WHAT YOU SHOULD DO:
Begin with the line holding "Rebuild this chart", end with the line holding "from matplotlib.ticker import", and repeat every line in between exactly, without pictures.

Records with drawing code:
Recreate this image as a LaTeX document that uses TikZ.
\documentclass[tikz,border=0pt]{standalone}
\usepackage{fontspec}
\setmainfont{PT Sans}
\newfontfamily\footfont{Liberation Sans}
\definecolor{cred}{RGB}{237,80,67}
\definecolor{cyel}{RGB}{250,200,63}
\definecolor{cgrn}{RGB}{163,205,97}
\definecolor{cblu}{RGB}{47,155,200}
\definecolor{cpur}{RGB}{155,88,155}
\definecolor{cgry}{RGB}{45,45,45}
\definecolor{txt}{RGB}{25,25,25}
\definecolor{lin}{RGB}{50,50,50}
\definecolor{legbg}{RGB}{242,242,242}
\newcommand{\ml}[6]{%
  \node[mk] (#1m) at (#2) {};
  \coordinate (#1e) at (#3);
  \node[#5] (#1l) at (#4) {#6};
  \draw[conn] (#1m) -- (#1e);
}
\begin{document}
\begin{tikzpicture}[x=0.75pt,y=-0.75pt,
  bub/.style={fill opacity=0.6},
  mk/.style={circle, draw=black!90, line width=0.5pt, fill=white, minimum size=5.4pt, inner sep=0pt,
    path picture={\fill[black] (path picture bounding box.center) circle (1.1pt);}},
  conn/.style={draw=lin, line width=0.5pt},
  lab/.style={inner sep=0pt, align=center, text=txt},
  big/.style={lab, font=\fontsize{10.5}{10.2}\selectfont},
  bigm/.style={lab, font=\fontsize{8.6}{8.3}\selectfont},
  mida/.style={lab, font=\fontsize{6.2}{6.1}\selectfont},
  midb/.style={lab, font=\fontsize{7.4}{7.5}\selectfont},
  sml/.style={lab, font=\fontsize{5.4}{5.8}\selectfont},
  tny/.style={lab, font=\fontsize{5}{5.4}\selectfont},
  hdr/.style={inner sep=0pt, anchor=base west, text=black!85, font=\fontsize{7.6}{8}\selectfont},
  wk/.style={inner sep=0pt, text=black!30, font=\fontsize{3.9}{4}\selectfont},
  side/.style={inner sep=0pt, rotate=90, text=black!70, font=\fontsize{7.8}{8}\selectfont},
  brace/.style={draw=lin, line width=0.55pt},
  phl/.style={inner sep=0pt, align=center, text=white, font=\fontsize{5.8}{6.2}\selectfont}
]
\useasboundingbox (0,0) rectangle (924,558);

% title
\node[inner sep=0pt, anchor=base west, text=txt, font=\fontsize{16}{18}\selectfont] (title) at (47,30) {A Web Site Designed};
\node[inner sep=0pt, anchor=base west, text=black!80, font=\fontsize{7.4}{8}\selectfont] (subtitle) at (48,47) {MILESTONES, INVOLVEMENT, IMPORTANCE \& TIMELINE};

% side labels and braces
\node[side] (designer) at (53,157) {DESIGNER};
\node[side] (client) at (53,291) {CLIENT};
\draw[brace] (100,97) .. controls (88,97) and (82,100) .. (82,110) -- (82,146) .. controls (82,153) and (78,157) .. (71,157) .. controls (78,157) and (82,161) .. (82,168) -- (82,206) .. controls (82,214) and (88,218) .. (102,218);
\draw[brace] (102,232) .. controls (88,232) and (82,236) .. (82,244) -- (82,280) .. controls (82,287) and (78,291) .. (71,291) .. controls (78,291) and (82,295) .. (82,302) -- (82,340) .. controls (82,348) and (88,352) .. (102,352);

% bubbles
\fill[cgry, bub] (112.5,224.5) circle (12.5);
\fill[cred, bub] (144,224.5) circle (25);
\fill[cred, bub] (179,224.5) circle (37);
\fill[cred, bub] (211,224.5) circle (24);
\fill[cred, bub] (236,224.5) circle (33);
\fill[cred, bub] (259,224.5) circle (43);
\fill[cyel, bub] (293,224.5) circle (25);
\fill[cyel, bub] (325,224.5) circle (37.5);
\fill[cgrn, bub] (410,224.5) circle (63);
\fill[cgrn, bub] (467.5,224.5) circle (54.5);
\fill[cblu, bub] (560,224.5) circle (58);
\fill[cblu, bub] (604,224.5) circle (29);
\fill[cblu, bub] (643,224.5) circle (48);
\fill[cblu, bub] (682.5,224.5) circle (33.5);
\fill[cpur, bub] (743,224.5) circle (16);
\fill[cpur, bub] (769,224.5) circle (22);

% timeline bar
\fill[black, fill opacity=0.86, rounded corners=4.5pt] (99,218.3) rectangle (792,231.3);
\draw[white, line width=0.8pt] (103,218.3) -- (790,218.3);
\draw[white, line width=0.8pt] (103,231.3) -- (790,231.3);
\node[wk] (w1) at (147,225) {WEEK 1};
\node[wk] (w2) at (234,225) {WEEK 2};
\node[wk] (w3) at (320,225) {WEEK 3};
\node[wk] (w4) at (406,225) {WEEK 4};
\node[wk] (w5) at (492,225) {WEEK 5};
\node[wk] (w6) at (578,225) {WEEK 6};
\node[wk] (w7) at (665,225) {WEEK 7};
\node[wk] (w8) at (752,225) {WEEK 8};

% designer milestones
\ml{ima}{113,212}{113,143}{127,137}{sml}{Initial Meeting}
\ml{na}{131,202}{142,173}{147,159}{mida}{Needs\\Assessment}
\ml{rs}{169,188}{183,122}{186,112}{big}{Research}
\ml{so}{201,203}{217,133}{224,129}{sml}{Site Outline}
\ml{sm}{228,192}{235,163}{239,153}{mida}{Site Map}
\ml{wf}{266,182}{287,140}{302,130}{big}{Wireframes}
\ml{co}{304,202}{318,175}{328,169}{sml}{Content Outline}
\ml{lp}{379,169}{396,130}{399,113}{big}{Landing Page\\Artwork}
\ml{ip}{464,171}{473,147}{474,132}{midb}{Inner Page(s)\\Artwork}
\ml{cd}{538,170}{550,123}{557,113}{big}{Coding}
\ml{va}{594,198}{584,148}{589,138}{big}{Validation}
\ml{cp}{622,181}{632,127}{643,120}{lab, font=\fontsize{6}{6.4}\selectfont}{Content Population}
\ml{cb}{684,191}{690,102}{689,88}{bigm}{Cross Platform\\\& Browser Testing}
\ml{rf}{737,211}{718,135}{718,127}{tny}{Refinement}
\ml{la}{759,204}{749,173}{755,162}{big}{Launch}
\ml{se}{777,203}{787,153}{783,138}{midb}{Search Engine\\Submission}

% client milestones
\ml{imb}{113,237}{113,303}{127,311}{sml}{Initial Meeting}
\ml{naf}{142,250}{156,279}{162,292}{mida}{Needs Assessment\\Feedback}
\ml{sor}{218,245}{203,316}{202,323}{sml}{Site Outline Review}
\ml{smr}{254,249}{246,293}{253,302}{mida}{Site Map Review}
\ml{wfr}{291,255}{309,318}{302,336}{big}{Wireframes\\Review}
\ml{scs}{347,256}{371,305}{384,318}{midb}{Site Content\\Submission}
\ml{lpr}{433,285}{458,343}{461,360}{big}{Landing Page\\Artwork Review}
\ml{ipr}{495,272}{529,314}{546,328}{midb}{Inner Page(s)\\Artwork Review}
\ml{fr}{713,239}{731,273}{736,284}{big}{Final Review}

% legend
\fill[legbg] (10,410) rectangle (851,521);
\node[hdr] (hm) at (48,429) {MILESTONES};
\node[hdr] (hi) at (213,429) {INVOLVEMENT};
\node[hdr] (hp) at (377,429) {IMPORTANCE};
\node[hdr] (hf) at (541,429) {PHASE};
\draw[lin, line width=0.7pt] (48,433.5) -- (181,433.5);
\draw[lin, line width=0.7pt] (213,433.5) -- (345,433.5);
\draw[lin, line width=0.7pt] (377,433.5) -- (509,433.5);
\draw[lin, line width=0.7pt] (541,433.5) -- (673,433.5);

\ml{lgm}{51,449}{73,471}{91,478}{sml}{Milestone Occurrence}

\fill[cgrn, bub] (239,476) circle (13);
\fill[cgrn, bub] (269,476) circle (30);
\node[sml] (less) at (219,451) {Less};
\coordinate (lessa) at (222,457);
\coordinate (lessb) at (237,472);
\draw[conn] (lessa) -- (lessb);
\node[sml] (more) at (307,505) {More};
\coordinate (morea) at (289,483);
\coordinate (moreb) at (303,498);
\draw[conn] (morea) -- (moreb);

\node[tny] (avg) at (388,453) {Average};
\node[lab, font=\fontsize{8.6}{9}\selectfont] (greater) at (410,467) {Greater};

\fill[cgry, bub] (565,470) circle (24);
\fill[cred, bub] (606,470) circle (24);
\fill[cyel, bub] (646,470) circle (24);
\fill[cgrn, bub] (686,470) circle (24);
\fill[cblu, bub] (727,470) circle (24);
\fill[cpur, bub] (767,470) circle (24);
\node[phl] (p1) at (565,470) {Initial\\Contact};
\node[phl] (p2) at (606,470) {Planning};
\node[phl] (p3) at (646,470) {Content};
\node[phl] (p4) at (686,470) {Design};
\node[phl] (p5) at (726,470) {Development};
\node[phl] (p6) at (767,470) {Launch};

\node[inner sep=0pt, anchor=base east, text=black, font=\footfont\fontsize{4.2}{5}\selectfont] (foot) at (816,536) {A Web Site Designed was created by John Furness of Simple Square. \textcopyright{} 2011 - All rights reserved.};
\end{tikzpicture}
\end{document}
...
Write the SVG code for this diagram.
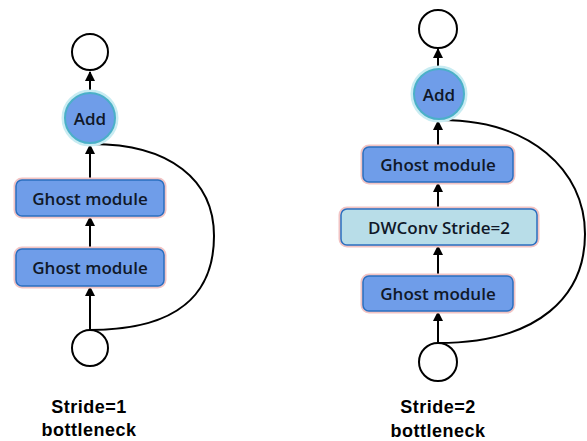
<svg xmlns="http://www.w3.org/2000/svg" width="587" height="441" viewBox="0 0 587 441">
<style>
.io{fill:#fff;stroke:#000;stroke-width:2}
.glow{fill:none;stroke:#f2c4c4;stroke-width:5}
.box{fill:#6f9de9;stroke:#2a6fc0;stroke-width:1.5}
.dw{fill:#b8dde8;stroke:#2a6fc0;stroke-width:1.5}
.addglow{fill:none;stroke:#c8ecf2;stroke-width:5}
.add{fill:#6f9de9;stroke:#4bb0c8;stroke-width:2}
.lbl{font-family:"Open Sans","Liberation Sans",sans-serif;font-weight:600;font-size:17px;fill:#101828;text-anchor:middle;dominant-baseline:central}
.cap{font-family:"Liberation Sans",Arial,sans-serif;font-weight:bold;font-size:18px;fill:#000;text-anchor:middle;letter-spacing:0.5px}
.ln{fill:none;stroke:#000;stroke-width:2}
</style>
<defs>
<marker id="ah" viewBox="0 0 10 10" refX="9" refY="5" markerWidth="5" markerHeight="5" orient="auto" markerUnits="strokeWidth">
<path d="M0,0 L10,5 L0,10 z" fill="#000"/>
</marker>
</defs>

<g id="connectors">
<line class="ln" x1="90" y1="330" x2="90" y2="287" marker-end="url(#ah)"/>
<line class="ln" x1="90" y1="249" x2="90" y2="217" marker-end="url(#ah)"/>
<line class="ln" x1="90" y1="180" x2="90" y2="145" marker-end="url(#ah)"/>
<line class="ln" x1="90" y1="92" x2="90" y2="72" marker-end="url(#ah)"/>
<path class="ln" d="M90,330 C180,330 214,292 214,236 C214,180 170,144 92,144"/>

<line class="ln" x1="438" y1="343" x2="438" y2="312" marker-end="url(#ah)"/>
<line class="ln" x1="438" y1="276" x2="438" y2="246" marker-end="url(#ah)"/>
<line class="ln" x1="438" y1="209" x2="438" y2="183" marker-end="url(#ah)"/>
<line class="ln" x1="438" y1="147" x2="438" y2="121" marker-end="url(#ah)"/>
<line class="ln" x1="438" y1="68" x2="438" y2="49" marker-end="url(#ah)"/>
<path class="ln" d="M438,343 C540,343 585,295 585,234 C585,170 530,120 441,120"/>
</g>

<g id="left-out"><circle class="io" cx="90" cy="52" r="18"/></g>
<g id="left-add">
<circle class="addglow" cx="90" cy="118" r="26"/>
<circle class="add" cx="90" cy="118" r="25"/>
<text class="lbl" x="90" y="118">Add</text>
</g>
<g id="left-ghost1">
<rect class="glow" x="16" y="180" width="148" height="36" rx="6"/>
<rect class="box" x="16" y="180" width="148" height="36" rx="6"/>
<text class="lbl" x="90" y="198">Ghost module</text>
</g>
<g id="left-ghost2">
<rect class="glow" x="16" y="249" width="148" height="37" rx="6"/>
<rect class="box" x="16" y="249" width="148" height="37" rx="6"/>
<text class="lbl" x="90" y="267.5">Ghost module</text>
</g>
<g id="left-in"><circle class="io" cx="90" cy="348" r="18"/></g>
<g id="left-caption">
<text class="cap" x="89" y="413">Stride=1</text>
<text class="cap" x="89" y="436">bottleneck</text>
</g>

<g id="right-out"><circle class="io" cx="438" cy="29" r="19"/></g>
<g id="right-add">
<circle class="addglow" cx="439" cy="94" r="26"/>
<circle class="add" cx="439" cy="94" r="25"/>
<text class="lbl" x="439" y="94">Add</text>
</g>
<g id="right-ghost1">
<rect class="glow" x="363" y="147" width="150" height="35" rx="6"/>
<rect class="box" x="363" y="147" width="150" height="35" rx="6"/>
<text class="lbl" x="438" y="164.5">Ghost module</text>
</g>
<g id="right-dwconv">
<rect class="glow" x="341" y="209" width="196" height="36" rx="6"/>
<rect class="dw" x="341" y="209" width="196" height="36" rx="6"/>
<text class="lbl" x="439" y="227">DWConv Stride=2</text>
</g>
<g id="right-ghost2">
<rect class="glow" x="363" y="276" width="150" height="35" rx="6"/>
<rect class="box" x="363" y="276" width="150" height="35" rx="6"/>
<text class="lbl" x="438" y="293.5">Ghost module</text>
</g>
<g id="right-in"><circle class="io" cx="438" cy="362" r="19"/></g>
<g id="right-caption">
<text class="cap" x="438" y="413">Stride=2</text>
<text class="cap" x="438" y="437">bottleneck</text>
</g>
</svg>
...
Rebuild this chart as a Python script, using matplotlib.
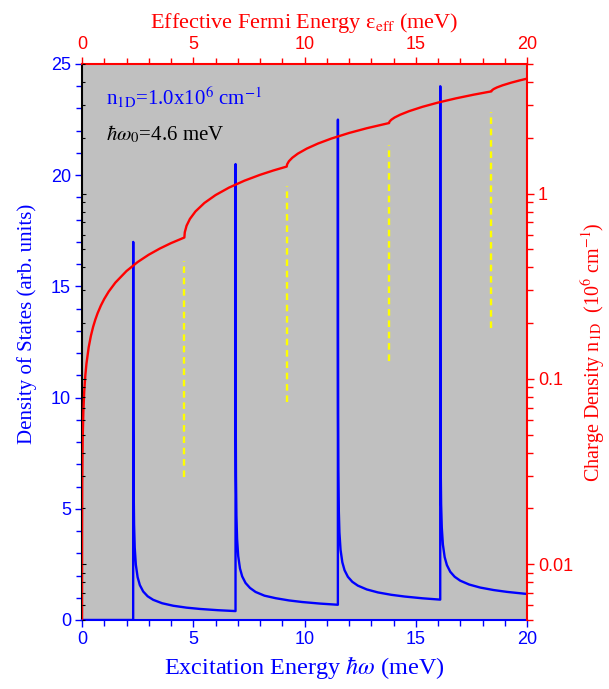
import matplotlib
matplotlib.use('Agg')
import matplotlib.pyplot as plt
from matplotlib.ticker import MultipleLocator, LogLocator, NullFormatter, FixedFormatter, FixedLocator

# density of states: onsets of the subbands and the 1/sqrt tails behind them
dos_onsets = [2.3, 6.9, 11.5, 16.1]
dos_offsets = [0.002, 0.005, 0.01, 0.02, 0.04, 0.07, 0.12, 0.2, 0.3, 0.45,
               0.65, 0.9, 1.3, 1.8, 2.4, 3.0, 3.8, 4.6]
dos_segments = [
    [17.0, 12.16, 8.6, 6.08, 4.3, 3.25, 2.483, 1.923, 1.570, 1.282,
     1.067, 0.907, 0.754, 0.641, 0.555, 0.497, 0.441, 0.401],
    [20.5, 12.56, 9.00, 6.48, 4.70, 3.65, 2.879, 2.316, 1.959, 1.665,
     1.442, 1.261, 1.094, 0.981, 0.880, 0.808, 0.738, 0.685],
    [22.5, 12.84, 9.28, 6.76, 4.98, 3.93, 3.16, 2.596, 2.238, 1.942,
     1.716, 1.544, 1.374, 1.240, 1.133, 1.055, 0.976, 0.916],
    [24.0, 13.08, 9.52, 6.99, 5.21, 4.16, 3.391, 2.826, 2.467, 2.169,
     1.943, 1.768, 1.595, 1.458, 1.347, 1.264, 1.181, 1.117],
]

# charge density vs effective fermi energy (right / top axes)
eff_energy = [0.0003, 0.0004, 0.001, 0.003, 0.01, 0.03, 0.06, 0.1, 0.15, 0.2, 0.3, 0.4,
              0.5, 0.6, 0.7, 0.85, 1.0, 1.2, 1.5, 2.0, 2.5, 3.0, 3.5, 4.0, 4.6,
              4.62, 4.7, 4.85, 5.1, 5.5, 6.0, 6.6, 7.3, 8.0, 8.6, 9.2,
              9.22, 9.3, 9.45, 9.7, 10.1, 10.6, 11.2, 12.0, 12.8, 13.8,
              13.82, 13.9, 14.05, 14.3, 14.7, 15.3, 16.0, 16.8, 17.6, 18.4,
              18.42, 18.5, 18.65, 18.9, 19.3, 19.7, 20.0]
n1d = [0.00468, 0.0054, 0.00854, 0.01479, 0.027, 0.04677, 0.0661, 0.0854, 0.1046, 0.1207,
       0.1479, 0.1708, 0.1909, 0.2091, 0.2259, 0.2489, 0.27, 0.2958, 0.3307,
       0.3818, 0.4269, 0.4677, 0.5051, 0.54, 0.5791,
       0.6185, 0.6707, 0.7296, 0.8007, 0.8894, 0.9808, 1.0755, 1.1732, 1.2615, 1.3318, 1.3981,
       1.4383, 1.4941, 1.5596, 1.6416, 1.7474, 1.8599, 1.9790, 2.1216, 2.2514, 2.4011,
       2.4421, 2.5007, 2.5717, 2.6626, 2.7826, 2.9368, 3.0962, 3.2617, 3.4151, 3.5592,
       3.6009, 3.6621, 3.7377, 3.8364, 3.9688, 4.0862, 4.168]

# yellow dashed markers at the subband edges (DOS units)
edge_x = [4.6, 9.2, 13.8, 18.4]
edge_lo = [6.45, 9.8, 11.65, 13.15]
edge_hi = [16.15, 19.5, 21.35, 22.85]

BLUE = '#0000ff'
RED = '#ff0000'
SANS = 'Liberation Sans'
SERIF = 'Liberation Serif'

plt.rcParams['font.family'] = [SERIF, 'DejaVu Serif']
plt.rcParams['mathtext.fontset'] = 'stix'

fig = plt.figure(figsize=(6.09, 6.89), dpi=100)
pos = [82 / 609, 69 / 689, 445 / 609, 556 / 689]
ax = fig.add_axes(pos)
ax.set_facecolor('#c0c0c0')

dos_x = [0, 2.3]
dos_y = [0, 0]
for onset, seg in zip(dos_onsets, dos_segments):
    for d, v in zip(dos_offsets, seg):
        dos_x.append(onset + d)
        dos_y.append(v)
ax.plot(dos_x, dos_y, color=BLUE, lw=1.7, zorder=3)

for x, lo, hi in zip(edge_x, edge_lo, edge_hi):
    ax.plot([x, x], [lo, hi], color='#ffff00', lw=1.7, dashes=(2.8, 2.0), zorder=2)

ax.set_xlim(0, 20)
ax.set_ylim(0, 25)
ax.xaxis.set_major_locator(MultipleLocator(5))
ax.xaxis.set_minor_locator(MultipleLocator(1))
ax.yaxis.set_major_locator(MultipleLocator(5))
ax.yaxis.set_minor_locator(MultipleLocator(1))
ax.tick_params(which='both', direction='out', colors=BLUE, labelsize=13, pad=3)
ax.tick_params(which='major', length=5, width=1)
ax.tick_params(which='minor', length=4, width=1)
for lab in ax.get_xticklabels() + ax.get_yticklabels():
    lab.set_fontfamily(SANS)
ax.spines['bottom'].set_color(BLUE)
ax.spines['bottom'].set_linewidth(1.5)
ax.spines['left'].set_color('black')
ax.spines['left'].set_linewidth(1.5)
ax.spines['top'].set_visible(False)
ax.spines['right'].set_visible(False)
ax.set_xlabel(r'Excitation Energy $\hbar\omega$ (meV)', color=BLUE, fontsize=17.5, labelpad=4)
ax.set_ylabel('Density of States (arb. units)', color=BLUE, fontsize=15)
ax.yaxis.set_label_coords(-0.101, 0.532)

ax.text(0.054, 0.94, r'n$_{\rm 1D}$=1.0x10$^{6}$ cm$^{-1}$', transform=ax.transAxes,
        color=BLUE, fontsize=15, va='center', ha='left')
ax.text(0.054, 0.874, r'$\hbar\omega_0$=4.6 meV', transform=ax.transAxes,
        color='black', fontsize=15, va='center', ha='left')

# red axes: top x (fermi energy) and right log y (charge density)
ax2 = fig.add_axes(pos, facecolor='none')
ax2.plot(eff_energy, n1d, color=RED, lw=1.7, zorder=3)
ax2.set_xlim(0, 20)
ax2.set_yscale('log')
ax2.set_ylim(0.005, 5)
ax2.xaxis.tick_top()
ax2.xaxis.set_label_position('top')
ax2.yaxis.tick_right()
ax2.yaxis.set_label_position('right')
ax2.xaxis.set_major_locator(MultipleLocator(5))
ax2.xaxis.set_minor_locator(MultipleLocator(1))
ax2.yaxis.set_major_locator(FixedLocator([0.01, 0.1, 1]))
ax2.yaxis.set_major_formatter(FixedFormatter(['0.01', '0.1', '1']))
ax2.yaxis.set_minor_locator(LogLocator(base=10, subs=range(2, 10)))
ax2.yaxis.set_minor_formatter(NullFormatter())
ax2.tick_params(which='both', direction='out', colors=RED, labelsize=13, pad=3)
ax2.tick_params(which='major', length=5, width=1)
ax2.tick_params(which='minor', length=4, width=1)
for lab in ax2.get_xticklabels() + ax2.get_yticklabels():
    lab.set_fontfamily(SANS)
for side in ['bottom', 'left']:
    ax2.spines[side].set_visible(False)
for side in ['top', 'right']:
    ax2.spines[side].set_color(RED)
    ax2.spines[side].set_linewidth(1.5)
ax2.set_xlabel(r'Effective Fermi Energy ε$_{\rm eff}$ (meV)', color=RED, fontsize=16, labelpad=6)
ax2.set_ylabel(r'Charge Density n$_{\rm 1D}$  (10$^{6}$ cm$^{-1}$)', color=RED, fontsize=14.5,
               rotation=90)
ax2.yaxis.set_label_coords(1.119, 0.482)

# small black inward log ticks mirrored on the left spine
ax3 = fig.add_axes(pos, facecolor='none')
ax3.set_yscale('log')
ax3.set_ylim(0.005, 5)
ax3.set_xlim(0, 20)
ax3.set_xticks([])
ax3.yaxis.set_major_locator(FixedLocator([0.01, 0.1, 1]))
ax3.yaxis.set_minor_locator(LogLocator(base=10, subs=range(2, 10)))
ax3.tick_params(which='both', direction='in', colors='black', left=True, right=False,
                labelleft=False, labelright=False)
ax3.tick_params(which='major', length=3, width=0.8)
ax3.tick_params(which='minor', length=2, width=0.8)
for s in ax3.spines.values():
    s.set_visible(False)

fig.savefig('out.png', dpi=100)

EXERCISE RESPONSE:
Rebuild this chart as a Python script, using matplotlib.
import matplotlib
matplotlib.use('Agg')
import matplotlib.pyplot as plt
from matplotlib.ticker import MultipleLocator, LogLocator, NullFormatter, FixedFormatter, FixedLocator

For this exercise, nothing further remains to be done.